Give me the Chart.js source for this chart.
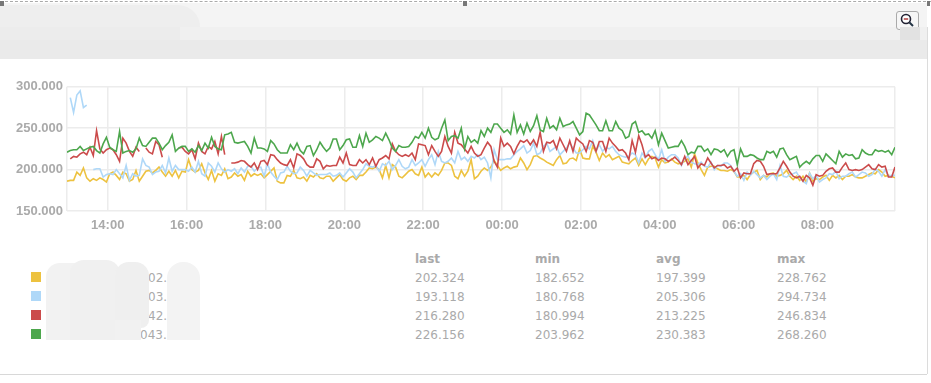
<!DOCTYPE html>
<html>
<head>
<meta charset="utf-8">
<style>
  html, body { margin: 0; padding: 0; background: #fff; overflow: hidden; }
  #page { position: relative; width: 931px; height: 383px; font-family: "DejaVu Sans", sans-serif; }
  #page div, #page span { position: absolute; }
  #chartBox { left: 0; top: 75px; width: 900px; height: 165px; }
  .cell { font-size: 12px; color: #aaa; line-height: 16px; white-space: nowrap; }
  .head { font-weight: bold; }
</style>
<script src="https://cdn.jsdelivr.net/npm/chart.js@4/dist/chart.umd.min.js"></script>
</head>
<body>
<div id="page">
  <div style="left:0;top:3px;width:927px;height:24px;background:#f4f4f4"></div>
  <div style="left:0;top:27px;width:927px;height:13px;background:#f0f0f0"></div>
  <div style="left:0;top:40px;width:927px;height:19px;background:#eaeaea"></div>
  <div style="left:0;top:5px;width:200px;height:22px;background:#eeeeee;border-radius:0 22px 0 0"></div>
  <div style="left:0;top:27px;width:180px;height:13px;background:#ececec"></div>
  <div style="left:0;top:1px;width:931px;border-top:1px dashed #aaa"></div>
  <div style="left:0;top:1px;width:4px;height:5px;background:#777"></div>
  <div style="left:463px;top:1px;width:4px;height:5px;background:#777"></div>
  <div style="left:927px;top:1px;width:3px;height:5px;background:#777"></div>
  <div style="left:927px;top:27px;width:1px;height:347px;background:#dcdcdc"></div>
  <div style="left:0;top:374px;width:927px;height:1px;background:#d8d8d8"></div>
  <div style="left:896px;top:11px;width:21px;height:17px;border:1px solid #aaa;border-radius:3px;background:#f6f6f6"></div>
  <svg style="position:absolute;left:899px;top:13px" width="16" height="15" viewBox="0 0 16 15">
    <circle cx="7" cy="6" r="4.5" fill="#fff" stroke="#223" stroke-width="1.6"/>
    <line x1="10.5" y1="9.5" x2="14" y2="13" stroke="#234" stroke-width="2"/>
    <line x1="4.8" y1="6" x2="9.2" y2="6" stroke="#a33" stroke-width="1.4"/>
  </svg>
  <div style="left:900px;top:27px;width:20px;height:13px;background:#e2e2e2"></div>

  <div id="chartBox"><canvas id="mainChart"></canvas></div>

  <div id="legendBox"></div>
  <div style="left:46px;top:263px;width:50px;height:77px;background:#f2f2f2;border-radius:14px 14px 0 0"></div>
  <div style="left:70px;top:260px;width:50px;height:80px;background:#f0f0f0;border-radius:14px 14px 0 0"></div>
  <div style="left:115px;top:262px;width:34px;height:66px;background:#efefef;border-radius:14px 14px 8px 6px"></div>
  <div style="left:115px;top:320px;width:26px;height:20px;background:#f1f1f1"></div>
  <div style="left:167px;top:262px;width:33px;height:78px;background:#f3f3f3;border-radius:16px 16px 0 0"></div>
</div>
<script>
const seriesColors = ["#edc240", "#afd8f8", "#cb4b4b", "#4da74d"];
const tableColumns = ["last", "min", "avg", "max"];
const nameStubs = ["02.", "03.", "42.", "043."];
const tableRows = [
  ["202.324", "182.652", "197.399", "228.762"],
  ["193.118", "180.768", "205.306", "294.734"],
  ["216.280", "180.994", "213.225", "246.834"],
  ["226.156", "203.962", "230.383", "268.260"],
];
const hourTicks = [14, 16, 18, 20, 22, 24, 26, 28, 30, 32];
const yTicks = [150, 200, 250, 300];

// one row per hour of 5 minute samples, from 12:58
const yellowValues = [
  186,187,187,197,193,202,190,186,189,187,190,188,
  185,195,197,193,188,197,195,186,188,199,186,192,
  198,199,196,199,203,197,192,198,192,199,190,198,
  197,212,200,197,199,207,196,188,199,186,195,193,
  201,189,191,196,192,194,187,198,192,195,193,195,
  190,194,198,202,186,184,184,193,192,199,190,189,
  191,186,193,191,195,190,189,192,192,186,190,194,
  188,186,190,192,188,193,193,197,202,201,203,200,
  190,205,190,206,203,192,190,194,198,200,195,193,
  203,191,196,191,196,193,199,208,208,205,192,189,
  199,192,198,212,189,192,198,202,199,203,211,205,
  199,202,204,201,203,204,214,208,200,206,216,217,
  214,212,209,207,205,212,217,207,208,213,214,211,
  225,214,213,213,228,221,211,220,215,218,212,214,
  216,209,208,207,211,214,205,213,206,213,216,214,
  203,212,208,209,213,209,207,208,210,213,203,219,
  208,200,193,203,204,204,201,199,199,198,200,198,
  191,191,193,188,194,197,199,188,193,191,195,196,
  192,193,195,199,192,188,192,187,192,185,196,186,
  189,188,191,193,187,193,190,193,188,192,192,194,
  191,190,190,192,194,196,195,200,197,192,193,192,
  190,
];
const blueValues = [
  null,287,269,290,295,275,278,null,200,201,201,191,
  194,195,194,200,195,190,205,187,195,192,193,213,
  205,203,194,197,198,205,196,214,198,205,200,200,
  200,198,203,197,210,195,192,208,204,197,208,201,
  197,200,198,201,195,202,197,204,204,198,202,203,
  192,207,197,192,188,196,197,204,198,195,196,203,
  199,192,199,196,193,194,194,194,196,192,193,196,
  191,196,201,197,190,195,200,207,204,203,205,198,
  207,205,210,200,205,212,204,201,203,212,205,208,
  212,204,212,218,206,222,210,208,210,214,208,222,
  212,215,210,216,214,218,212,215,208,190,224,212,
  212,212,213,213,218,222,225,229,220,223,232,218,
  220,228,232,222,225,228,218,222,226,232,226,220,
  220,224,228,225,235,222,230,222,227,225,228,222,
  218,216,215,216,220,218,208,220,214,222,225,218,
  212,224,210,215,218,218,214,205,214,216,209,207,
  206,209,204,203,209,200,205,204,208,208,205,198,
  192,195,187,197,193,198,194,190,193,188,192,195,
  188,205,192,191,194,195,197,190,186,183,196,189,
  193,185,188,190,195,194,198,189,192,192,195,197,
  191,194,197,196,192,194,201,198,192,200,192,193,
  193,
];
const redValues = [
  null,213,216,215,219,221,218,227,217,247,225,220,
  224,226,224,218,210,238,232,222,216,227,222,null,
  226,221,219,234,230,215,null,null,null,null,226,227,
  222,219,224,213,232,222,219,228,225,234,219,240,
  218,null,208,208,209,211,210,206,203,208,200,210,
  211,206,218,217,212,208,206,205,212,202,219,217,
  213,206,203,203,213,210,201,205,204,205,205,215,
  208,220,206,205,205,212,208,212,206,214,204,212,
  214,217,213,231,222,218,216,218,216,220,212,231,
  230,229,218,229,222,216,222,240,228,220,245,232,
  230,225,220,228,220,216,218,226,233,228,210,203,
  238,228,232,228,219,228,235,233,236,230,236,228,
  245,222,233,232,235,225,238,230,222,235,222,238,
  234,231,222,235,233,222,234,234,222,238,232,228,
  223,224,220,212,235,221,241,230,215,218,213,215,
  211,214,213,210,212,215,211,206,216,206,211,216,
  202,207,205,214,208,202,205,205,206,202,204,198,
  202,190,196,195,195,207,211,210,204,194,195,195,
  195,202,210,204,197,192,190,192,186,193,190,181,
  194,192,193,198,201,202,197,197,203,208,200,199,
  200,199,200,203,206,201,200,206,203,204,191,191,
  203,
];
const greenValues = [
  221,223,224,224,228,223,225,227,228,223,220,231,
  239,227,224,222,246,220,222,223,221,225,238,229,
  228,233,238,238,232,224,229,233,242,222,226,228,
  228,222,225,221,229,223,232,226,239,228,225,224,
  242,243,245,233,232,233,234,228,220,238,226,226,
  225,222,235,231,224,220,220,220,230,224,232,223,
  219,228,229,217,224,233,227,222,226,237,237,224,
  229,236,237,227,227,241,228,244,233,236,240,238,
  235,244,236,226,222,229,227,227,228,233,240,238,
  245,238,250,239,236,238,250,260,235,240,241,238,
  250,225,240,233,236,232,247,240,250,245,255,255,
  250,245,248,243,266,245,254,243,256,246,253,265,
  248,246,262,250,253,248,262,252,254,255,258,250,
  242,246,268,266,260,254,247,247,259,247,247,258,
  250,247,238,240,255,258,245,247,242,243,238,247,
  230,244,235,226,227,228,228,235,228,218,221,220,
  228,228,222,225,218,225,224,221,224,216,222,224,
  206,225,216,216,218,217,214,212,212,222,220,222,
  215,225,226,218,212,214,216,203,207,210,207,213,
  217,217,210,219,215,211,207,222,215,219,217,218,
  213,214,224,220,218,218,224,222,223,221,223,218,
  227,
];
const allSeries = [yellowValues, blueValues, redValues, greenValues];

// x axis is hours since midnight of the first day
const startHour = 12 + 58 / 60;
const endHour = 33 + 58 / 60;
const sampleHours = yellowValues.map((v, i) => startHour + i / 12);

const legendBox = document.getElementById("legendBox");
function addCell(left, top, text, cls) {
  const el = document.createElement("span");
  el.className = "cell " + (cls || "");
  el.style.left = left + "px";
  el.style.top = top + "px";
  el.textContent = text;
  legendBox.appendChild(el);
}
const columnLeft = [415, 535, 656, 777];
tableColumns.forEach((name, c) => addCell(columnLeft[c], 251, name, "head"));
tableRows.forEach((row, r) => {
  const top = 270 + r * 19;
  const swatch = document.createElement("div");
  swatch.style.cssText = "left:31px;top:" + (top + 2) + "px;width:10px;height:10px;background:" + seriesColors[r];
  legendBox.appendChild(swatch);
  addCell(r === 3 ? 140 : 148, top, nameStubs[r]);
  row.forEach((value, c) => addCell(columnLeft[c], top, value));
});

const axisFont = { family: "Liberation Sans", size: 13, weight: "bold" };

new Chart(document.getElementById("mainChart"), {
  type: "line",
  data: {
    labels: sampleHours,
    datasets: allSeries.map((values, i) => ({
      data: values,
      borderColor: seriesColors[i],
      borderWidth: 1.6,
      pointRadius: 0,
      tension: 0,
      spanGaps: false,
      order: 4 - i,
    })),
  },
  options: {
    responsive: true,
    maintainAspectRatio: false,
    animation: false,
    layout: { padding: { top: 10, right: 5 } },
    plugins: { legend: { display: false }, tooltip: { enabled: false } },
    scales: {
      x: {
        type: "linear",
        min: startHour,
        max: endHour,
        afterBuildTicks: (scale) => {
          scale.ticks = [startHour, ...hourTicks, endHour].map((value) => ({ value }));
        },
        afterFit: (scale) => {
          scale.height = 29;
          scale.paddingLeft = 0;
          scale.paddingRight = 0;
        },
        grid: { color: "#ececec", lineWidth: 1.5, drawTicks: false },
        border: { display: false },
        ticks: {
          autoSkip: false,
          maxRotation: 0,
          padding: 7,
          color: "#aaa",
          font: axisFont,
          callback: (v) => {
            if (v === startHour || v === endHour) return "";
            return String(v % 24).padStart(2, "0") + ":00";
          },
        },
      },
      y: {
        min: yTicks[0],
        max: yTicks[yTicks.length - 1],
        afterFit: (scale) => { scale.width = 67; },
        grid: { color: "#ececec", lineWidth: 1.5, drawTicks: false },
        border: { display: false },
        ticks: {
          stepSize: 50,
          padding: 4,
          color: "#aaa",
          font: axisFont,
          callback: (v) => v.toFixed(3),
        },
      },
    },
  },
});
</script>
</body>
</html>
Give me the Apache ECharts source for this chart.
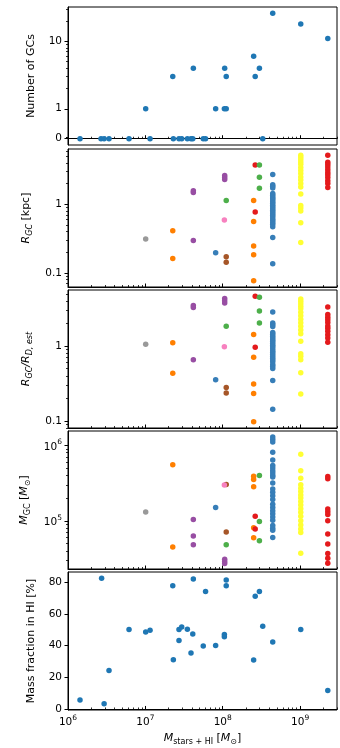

### JOB
Reproduce every line of the listing above in which the string "this" appears.

### ANSWER IN FULL
Give me the Chart.js source for this chart.
Give me the Apache ECharts source for this chart.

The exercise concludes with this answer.